Show HN: Jamie, pull up – Podcast search engine rigged for The Joe Rogan podcast
jamiepullup.comLittle back story for more context:
A few weeks ago I was listening to Joe's episode with Tony Hinchcliffe. At some point, the discussion leads to Tom Cruise doing his own stunts. The conversation then devolves into this hypothetical situation where Cruise dies while performing a stunt and how odd it would be to watch the movie knowing Cruise dies in it. Or whether people would actually go see the movie. As morbid as the whole conversation was, I thought it was hilarious.
Days go by and I start to think back to that episode. I try to remember who the guest was so I can look it up and listen to it again, specifically the discussion around Tom Cruise. But I just couldn't remember anything. Surprisingly youtube search wasn't that helpful either. All I could remember from the episode was the phrase "Tom Cruise snuff film".

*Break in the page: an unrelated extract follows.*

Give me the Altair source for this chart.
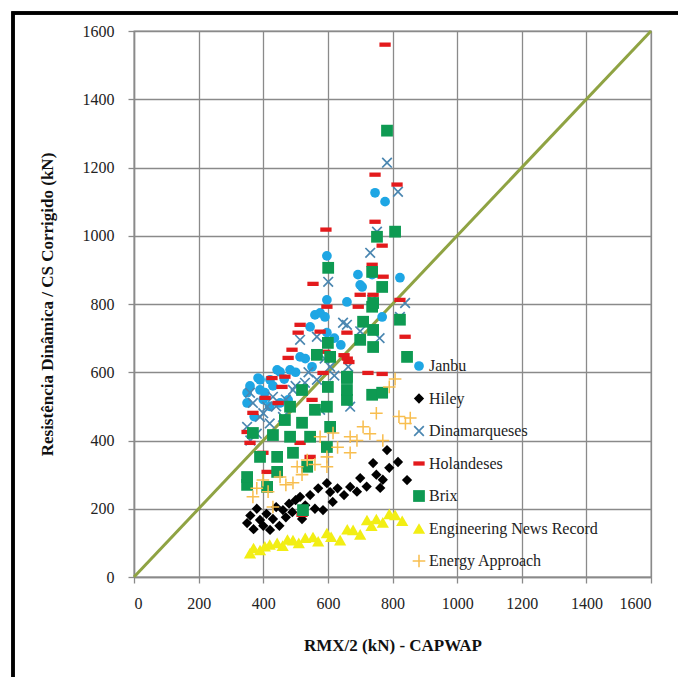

That's when I thought it would be great to be able to search Joe's podcasts (or any podcast for that matter). I spent some time researching what it would take to build out a search engine specific for a podcast. And after a few weeks of working on it, I got a prototype up and running.
And now if you look up "Tom Cruise snuff film", it brings up the episode and the specific spot where the discussion starts:
Cool. Searched for 'elk meat', was not disappointed. Are you using elastic for the search?
I'm using AWS's Cloud Search. I'm not sure what's actually behind it but I wouldn't be surprised if it's Lucene based.
Cool! Where are you getting the transcripts from?
I'm using AWS transcribe. I would love to eventually train my own model specifically for each podcast. For this specific instance, since Joe is moving the Spotify soon, I'm not sure the investment is worth it.